Vereinigungsparteitag

Der gegenwärtige slowakische Kapitalismus schließlich zeigte sich überraschend feinfühlig, indem er fast alles des Beschriebenen beließ wie zuvor und ein Hochhaus, das zu einem großen Einkaufszentrum gehört, genau in die Achse des Námestie SNP setzte, so daß es eine nur als gelungen zu bezeichnende städtebauliche Einordnung bekommt.

Das heutige Banská Bystrica erstreckt sich dort, wo der Hron seinen Bogen macht, noch weit nach Süden, wo vor allem Industrie ist, und nach Norden, wo vor allem Wohngebiete sind. Die ganze Wandlung der Slowakei von einem rückständigen Bergland zu einem Land mit moderner Industrie läßt sich so in dieser Stadt ablesen. Symbolisch begann sie ja auch mit dem SNP und praktisch dann mit dem sozialistischen Aufbau. Nur angemessen daher, wie allgegenwärtig dieser ist.
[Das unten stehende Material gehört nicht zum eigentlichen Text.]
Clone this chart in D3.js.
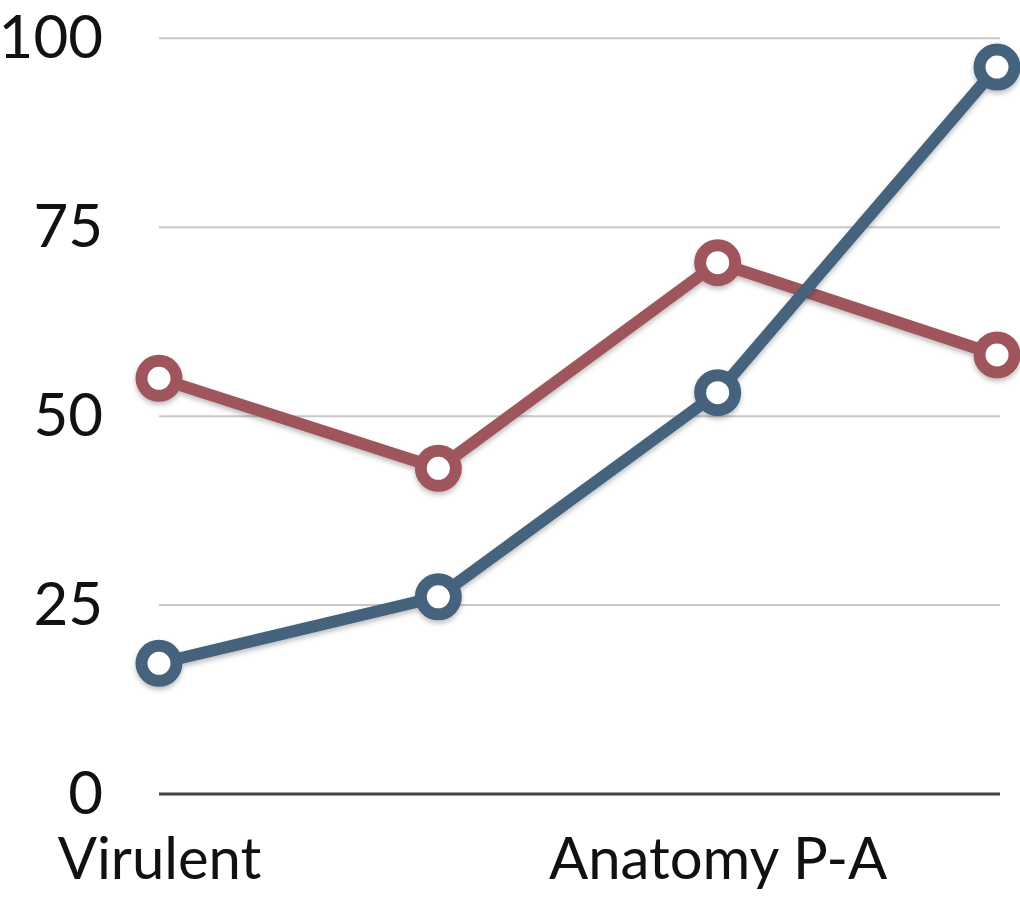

Auch heute noch, da der 70. Jahrestag des SNP naht, ist Banská Bystrica „mesto hodné odkazu bojovníkov Slovenského národného povstania“ (eine Stadt, die des Vermächtnisses der Kämpfer des Slowakischen Nationalaufstands würdig ist), wie es vor dreißig Jahren in einem Bildband hieß.